Take each line containing "matplotlib" and report it exactly as written.

AVAILABLE DATA –
----
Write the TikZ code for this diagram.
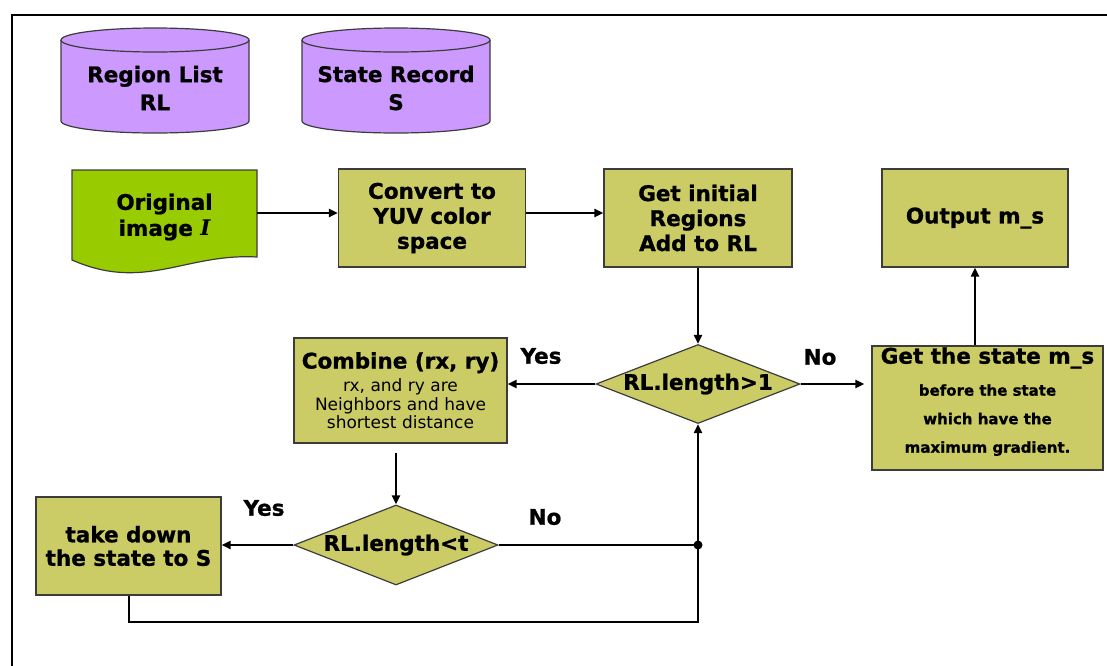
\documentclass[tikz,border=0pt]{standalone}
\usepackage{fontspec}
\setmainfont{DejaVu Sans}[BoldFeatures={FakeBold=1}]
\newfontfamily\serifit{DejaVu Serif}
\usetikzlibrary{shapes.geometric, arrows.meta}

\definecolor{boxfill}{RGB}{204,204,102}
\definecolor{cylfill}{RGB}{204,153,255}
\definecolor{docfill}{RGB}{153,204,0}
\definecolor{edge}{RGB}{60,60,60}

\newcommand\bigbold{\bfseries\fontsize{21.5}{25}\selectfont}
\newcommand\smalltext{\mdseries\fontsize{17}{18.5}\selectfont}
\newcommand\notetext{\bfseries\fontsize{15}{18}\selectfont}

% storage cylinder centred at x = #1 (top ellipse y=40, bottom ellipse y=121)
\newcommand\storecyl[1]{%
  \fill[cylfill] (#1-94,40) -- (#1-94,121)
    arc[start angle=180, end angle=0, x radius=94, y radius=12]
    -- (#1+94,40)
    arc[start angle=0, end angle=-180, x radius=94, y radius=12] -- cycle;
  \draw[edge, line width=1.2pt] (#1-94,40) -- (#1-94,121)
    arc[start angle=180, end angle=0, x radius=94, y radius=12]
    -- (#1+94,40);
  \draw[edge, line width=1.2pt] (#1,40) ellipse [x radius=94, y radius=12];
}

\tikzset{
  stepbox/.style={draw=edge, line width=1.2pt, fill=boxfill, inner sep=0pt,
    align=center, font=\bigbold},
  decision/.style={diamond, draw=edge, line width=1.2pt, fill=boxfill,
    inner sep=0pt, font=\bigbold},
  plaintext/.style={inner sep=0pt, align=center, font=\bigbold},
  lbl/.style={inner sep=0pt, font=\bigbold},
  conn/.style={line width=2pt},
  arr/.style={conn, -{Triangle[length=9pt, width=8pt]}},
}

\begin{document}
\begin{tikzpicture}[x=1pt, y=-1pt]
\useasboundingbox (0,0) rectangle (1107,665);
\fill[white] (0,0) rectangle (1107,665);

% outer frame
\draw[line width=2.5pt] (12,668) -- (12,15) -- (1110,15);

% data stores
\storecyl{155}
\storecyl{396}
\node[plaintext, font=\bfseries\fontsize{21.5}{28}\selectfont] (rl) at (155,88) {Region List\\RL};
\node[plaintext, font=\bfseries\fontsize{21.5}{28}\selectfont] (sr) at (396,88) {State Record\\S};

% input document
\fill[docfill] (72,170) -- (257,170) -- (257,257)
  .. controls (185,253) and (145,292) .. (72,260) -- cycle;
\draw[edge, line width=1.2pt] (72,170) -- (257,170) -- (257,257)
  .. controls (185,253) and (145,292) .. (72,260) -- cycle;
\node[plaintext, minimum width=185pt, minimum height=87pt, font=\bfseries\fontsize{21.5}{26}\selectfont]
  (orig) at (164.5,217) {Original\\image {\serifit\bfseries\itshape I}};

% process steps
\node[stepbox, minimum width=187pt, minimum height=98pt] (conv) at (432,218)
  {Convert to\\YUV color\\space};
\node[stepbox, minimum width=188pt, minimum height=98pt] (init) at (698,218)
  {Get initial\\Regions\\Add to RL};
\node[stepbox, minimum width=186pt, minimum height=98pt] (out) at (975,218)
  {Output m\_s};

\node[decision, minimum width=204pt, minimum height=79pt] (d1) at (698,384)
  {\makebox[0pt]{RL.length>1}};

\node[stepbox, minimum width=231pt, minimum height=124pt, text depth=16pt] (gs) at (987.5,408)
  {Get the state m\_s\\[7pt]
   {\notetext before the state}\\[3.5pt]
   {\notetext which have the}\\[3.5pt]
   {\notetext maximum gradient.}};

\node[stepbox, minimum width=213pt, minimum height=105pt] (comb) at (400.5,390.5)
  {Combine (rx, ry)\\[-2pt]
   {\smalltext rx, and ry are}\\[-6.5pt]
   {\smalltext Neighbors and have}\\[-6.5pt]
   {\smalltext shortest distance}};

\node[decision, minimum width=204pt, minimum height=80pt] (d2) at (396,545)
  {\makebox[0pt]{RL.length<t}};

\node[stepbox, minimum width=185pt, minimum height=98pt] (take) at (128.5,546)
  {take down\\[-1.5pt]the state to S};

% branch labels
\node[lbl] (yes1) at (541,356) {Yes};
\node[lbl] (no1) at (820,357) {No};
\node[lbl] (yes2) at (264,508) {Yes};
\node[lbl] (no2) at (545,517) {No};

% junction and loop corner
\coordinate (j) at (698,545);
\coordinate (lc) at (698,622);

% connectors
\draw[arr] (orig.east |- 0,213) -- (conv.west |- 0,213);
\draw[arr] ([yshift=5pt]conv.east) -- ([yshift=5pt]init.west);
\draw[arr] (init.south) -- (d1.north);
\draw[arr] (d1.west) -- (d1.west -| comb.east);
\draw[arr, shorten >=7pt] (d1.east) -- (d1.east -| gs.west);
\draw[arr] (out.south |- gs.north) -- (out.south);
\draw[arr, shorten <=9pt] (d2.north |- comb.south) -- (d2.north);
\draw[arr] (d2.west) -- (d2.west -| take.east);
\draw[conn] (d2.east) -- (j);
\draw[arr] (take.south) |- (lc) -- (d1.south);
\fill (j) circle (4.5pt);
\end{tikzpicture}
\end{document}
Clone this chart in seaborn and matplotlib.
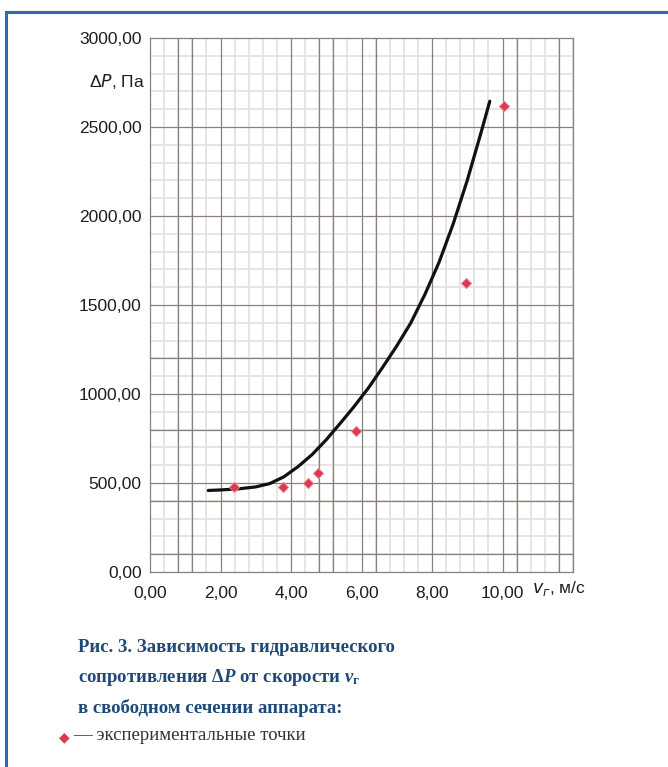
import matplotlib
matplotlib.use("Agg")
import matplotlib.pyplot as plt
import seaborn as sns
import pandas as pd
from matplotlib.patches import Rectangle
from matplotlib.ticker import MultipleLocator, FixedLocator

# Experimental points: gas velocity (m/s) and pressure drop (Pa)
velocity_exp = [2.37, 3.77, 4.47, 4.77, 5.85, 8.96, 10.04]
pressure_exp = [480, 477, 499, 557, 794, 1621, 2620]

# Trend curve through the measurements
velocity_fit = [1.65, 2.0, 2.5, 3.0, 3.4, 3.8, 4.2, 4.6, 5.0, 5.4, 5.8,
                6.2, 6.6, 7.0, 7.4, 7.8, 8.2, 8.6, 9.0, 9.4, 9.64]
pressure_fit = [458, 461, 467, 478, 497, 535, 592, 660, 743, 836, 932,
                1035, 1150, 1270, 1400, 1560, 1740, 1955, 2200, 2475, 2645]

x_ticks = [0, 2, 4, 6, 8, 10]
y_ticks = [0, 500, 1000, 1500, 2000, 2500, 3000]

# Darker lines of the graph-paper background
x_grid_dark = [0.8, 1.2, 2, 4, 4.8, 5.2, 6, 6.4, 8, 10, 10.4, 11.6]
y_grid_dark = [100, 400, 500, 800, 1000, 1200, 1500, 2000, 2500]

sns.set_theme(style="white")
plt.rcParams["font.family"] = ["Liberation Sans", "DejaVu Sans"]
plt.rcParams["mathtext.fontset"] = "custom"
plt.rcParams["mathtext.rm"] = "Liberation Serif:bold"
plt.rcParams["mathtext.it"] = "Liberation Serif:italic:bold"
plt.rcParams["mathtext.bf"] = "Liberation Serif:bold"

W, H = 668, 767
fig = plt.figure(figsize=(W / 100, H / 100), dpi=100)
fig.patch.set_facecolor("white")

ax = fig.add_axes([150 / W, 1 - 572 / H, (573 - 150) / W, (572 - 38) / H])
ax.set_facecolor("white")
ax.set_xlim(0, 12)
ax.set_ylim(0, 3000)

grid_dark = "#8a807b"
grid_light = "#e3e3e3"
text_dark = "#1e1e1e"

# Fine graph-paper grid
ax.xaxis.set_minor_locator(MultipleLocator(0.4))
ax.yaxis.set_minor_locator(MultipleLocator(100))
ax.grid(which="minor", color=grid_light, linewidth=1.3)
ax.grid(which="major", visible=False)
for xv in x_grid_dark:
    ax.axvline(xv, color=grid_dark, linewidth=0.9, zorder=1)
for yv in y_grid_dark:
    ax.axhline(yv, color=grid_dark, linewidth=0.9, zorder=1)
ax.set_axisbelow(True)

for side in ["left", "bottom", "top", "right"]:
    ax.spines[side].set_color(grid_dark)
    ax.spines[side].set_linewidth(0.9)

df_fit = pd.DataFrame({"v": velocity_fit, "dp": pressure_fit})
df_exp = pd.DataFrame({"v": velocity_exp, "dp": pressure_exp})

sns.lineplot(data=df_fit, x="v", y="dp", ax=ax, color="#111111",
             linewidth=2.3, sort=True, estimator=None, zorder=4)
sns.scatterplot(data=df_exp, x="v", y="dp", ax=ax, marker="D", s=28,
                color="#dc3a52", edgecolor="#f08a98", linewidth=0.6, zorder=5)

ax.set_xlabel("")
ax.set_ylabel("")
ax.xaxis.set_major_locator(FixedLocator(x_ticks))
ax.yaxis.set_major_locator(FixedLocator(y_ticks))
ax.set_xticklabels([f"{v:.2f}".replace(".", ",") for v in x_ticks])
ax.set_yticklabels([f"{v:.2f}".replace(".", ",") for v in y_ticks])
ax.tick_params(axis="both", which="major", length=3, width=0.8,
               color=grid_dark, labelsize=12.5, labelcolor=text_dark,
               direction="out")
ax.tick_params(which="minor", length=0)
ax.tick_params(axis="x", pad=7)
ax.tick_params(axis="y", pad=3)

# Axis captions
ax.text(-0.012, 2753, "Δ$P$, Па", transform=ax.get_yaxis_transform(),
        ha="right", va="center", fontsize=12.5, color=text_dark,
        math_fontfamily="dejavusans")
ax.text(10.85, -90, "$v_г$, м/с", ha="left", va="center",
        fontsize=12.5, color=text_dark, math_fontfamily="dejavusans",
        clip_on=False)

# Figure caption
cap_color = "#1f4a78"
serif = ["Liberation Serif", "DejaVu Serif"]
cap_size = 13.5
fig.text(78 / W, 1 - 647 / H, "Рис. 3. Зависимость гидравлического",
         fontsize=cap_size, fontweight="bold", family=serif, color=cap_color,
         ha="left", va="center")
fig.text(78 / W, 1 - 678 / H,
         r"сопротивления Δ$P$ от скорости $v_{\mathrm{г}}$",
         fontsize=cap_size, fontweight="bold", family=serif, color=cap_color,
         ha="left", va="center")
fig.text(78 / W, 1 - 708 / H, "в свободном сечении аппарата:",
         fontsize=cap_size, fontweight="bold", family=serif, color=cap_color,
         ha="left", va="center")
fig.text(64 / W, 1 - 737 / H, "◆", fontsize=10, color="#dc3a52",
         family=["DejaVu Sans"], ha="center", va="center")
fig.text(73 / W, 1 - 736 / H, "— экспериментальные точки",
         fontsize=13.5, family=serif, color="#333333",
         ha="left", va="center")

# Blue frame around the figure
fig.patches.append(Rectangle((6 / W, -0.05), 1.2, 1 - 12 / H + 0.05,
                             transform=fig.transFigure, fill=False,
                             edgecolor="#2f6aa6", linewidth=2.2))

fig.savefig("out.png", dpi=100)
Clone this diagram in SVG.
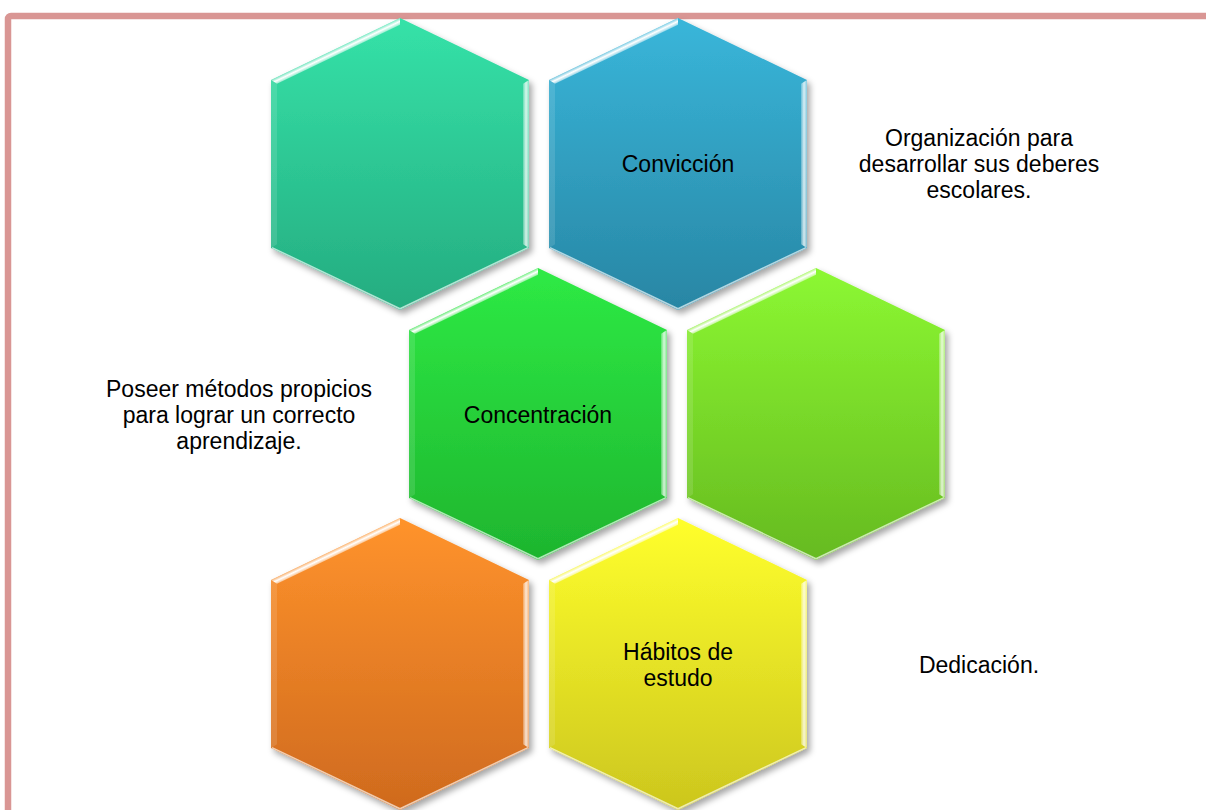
----
ANSWER FOR THE TASK –
Clone this chart in seaborn and matplotlib.
import matplotlib
matplotlib.use("Agg")
import matplotlib.pyplot as plt
from matplotlib.patches import Rectangle
from matplotlib.ticker import MultipleLocator, FixedLocator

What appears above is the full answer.